The jurisdiction issue – The Respondents argued that because the arbitration had not terminated, the Applicants were required to follow the challenge procedure in Article 13(2) of the Model Law and submit their bias allegation to the Arbitrator for his determination in the first instance. Having failed to do so, the Applicants were precluded from advancing reasonable apprehension of bias as a ground for their set-aside application pursuant to Article 34 of the Model Law. Therefore, the Court did not have jurisdiction to decide the bias application.
The Respondents relied upon Jacob Securities Inc. v Typhoon Capital B.V., 2016 ONSC 604, in which the unsuccessful party to a commercial arbitration applied to set aside the final award under Model Law Article 34 [set-aside application] and Article 36 [grounds for refusing recognition and enforcement of an award] after the arbitrator was functus officio. That party became aware of circumstances that it alleged gave rise to a reasonable apprehension of bias only after the final award was issued and the arbitrator’s mandate was at an end. The Respondents argued that Jacob Securities is authority for the proposition that where an arbitration is extant and there is an application to set aside an award under Article 34 of the Model Law based on reasonable apprehension of bias on the part of the arbitrator, the party raising this ground must first submit a challenge on this ground to the arbitrator for his or her decision before seeking recourse to the court.

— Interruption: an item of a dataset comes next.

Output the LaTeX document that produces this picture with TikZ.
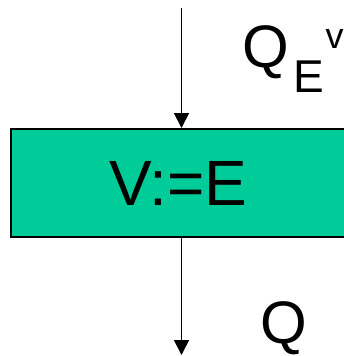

Justice Cavanagh disagreed that Jacobs Securities stands for this proposition:
“[40] The question before the application judge in Jacobs Securities was whether, in circumstances where after an award is released (in respect of which the arbitrator is functus officio) there is an application to set aside the award based on reasonable apprehension of bias on the part of the arbitrator, the court has jurisdiction to set aside the award on this ground. The application judge held that in such circumstances, Articles 12 and 13 have no application and the only recourse is to challenge the award or its enforcement. The fact that in Jacobs Securities the arbitration was terminated through release of the final award was not, on my reading of the case, a significant consideration for the application judge. The decisive consideration was whether the challenge of the award was made after a final award had been released and the arbitrator was functus officio.”

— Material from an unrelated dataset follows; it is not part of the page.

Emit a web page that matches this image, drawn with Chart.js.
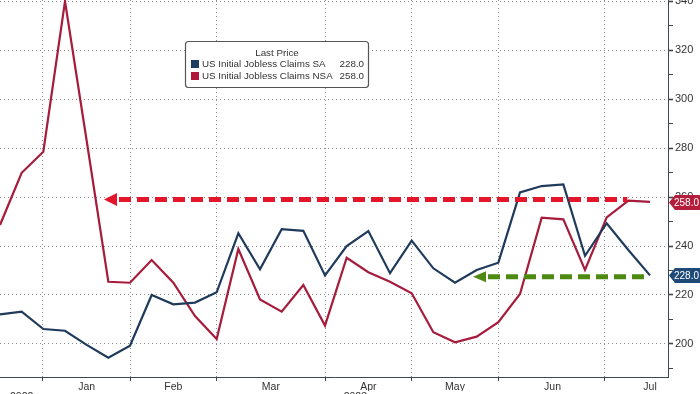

Justice Cavanagh found that the Arbitrator was functus officio with respect to the Final Award, relying upon Chandler v Alberta Association of Architects, 1989 CanLII SCC. He found that the Applicants could not obtain an order setting aside the Final Award under Articles 12 or 14 of the Model Law and could only do so under Article 34. One of the available grounds for such recourse is that there is a reasonable apprehension of bias on the part of an arbitrator which amounts to a claim of unequal treatment contrary to Article 18 of the Model Law, relying upon Jacob Securities at para. 33. Therefore, the Applicants were not required to follow the procedure in Article 13 of the Model Law before bringing a set-aside application.
Justice Cavanagh dismissed the Respondents’ motion to dismiss or stay the set-aside application.
Editor’s Notes:
First, both the parties and Justice Cavanagh appear to have used, interchangeably, the grounds for challenge of the arbitrator in the Ontario Arbitration Act, 1991, S.O. 1991, c. 17 (“reasonable apprehension of bias”) and in Article 12 of the Model Law (“circumstances exist that give rise to justifiable doubts as to [the arbitrator’s] impartiality or independence”). Justice Mew did so in Jacob Securities as well. A summary of Canadian law on that test is found at paras. 35 to 40 of that decision, which also applies the IBA Guidelines on Conflicts of Interest in International Law. There is likely no practical difference between these tests, although I am not aware of a case that has addressed this issue head on.

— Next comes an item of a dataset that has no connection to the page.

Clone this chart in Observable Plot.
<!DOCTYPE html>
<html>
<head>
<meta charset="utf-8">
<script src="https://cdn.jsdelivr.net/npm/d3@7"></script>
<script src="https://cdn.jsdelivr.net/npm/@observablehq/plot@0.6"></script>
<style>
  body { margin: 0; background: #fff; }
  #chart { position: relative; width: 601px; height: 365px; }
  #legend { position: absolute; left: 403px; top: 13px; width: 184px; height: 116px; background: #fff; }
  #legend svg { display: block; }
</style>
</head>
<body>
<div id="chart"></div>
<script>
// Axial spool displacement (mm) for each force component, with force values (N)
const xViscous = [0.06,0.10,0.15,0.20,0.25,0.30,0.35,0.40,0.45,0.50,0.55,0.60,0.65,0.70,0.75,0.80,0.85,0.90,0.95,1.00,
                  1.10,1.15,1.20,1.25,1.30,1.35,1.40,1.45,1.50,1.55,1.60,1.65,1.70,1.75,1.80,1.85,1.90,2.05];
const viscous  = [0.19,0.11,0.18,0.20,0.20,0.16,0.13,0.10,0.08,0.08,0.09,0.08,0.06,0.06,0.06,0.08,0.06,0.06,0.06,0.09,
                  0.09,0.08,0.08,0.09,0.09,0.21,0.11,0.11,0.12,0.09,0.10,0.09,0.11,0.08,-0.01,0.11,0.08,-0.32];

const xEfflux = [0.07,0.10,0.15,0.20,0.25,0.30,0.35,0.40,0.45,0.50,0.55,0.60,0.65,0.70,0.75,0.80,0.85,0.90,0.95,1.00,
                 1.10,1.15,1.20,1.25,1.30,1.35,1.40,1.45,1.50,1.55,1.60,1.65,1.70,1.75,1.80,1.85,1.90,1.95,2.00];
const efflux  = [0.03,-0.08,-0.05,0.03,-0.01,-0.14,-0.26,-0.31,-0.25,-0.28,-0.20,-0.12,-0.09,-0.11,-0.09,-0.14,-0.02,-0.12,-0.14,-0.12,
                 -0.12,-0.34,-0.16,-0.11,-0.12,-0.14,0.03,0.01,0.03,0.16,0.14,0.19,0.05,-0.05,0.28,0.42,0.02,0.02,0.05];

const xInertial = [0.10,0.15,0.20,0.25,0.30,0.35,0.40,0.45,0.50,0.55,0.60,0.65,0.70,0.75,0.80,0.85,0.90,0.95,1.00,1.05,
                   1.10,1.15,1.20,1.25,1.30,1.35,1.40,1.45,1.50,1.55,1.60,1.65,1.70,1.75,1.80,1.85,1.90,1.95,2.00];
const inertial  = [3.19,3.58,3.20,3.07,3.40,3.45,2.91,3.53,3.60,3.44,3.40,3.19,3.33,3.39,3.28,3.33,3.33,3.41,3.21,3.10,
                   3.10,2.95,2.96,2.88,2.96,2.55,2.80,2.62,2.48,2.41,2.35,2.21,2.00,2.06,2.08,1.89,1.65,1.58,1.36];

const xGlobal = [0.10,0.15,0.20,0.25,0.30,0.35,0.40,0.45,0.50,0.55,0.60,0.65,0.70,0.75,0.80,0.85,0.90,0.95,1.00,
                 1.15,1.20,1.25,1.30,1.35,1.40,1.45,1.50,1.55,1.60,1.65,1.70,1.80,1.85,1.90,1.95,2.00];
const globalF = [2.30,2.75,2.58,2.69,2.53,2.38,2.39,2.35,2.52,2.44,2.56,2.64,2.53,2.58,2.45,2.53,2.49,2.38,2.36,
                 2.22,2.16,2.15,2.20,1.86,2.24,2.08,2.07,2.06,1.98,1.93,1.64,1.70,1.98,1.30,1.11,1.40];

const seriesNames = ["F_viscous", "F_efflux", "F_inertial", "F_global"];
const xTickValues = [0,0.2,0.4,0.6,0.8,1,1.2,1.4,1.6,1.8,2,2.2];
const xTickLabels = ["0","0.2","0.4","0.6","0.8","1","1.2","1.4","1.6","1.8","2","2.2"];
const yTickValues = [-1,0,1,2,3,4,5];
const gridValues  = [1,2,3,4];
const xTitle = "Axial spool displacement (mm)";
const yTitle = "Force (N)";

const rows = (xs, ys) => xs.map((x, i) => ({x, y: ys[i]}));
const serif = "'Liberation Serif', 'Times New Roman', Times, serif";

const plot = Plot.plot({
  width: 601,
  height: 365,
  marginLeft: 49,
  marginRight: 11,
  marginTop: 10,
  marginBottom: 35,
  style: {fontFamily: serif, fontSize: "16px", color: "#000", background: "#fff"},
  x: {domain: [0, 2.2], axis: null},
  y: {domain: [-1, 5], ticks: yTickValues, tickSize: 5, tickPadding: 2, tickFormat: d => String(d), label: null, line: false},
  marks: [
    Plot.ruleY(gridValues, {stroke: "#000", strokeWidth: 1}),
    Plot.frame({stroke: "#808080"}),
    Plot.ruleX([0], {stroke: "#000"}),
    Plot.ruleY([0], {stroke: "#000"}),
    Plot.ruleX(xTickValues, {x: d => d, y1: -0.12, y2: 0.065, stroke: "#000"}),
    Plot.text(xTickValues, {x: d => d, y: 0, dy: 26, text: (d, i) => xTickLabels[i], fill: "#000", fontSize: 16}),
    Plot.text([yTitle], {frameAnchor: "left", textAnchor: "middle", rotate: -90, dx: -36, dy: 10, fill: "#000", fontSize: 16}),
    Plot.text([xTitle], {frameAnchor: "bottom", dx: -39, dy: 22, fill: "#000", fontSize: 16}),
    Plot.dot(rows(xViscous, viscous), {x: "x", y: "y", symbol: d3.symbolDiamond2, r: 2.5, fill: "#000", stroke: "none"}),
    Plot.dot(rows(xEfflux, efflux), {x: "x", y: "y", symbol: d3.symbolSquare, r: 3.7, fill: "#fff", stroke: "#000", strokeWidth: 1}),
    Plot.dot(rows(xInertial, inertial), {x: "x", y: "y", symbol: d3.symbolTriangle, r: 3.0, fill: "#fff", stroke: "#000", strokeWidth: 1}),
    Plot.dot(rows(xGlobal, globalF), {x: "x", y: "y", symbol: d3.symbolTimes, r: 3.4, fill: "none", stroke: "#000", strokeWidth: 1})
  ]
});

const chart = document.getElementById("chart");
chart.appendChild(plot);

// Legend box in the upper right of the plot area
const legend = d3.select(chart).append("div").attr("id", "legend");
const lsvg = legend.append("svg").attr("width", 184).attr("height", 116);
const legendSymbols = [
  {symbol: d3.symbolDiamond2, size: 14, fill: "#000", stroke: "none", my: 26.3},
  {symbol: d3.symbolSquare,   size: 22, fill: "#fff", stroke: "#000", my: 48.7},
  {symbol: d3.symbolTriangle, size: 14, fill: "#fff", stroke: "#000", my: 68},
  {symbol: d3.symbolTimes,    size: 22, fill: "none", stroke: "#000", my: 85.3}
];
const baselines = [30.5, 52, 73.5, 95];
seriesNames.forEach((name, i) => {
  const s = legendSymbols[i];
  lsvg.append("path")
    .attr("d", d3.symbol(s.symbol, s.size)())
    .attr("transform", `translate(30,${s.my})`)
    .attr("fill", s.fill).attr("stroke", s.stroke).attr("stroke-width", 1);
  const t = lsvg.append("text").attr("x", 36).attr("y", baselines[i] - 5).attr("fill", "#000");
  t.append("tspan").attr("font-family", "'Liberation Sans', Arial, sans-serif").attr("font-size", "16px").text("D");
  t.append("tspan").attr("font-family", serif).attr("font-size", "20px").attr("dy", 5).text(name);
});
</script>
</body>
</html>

Second, the Jacob Securities decision can be distinguished on the basis that the arbitrator who was challenged had issued the final award and the arbitration was terminated, as a result of which he was functus officio. In this case, the Arbitrator had issued his final award on the merits, but the arbitration was not terminated and he was not functus officio because he had expressly reserved on the issues of costs and interest. Does that make a difference to the outcome of this motion to stay or dismiss the application to set aside the Final Award? Probably not. Article 33 of the Model Law provides that a party may apply to the arbitrator within 30 days of receipt of the award asking for a correction or interpretation of the award. That provision clearly has no application to these circumstances. The Applicants had no other recourse against the Final Award except a set-aside application under Article 34 of the Model Law.However (and third), the Applicant also sought an order setting aside any subsequent award of the Arbitrator, including on interest and costs. On those issues, the Arbitrator was not functus officio and the arbitration was not terminated. Pursuant to Article 13 of the Model Law, any challenge to the Arbitrator’s independence or impartiality with respect to the remaining issues in the arbitration would have to be made directly to the Arbitrator within 15 days of the Applicant becoming aware of the grounds for challenge. If the challenge was rejected by the Arbitrator, the Applicant could apply to the court to decide the challenge within 30 days, during which time the Arbitrator could continue with the arbitration. Under Article 4, a failure by the Applicants to follow this procedure would constitute a waiver of their right to object. This issue was not addressed by Justice Cavanagh because he dismissed the motion outright. His Reasons do not disclose whether the Applicants brought a challenge to the Arbitrator directly with respect to the remaining issues in the arbitration. If not, they are out of time and have no other recourse against any future award.